Exercise aim
Locate the line bearing "Rebuild this chart as a Python" in the material below, then reproduce it and each following line up to and including the line bearing "import numpy as np".

** START Data for this task **

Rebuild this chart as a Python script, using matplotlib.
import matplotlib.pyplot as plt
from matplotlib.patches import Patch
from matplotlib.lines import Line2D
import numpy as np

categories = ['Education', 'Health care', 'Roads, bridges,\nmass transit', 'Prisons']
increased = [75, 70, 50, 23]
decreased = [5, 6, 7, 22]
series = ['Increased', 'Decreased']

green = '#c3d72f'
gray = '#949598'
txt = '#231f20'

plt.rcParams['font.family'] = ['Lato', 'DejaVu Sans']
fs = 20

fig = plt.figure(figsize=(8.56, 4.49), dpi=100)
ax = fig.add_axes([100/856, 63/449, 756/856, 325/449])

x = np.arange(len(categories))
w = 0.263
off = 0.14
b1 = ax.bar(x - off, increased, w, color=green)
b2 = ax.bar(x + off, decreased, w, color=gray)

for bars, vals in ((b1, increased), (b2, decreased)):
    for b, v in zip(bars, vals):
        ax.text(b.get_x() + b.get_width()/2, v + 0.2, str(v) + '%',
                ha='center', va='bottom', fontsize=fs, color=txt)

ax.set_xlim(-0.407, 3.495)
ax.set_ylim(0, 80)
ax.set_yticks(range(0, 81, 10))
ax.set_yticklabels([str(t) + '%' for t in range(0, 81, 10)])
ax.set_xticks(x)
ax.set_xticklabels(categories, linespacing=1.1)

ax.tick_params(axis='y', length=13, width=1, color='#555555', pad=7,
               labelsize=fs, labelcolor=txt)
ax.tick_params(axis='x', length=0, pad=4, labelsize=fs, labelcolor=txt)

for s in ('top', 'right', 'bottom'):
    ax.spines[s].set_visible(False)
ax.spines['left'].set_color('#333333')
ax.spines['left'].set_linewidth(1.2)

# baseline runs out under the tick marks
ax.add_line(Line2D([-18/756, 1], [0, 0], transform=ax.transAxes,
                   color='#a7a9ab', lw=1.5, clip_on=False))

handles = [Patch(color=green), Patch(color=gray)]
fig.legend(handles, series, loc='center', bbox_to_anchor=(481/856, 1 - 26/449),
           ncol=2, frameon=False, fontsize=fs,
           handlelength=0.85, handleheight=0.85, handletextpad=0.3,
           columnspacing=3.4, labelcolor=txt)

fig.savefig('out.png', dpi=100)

** END Data for this task **
** START Data for this task **

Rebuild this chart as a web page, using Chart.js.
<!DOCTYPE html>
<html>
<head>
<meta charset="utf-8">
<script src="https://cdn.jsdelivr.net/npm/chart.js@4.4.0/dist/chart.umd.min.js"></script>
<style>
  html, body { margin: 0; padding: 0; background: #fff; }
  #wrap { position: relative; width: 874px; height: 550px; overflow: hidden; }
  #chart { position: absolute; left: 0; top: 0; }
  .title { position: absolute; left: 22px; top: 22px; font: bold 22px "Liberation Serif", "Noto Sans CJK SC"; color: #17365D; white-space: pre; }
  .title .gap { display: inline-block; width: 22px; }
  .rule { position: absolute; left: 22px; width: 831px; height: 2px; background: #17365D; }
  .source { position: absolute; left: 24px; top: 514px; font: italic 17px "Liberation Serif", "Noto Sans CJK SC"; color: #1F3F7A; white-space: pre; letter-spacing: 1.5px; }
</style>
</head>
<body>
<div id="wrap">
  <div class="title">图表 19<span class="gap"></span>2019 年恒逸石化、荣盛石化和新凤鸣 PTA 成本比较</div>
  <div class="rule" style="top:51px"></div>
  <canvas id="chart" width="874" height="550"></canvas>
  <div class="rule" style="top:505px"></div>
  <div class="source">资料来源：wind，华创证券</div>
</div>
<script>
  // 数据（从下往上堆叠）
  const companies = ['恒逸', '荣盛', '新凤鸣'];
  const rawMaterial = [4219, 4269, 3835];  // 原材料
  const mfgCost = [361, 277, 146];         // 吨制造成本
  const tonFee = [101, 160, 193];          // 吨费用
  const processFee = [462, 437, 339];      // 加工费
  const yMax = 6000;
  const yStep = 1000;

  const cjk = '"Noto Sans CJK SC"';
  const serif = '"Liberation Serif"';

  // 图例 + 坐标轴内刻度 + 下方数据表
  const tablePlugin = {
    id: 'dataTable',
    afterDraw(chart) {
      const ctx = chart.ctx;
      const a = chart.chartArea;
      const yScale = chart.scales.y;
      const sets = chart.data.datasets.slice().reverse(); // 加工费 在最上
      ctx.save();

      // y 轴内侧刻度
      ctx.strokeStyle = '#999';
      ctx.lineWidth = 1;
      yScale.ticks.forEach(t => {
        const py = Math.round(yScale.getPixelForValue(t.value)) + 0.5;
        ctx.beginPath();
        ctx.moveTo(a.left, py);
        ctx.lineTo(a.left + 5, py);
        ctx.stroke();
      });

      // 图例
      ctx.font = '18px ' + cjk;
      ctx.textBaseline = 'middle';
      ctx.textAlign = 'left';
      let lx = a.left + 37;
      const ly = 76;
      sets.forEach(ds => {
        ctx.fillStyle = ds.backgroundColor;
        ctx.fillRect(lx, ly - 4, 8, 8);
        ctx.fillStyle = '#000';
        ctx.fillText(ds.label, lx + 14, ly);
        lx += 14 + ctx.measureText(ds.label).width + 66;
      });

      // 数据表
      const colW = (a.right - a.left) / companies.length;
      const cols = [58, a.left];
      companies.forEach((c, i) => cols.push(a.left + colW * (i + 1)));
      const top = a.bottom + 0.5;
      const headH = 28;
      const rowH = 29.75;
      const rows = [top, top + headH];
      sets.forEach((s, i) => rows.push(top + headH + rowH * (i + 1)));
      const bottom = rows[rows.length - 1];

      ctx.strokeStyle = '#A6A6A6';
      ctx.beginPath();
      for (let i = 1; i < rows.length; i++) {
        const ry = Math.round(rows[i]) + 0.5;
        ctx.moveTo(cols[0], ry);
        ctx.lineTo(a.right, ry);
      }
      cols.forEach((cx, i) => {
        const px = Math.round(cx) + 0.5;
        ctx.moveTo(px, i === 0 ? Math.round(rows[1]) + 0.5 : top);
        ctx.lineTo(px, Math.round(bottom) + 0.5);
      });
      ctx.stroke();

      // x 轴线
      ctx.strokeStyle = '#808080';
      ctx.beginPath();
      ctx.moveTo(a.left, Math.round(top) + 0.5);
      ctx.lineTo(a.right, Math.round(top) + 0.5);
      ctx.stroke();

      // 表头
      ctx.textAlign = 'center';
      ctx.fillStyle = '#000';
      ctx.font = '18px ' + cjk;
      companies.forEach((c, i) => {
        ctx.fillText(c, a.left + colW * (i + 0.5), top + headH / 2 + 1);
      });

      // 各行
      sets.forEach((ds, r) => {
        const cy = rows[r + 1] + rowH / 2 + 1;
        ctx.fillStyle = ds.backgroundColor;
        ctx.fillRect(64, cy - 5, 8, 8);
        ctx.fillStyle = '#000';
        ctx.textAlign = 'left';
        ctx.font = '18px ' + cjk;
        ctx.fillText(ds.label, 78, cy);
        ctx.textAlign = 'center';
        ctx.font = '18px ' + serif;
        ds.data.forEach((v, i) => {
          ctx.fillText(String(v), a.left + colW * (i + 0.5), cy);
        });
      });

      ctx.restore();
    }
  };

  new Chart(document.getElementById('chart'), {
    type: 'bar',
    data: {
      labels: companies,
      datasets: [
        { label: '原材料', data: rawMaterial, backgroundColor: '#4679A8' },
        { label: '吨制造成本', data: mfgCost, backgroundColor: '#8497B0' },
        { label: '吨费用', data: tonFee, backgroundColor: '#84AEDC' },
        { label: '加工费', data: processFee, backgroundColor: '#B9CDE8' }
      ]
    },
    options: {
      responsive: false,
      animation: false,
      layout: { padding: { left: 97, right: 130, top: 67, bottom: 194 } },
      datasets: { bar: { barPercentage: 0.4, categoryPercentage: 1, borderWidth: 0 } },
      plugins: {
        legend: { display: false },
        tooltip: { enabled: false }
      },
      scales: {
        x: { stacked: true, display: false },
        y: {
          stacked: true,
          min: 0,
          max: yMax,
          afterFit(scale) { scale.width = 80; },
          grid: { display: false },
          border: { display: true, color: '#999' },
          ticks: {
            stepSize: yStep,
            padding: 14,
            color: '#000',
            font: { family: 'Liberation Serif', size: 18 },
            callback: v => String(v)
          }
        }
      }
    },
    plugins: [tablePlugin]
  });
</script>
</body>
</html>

** END Data for this task **

Problem solution
Rebuild this chart as a Python script, using matplotlib.
import matplotlib.pyplot as plt
from matplotlib.patches import Patch
from matplotlib.lines import Line2D
import numpy as np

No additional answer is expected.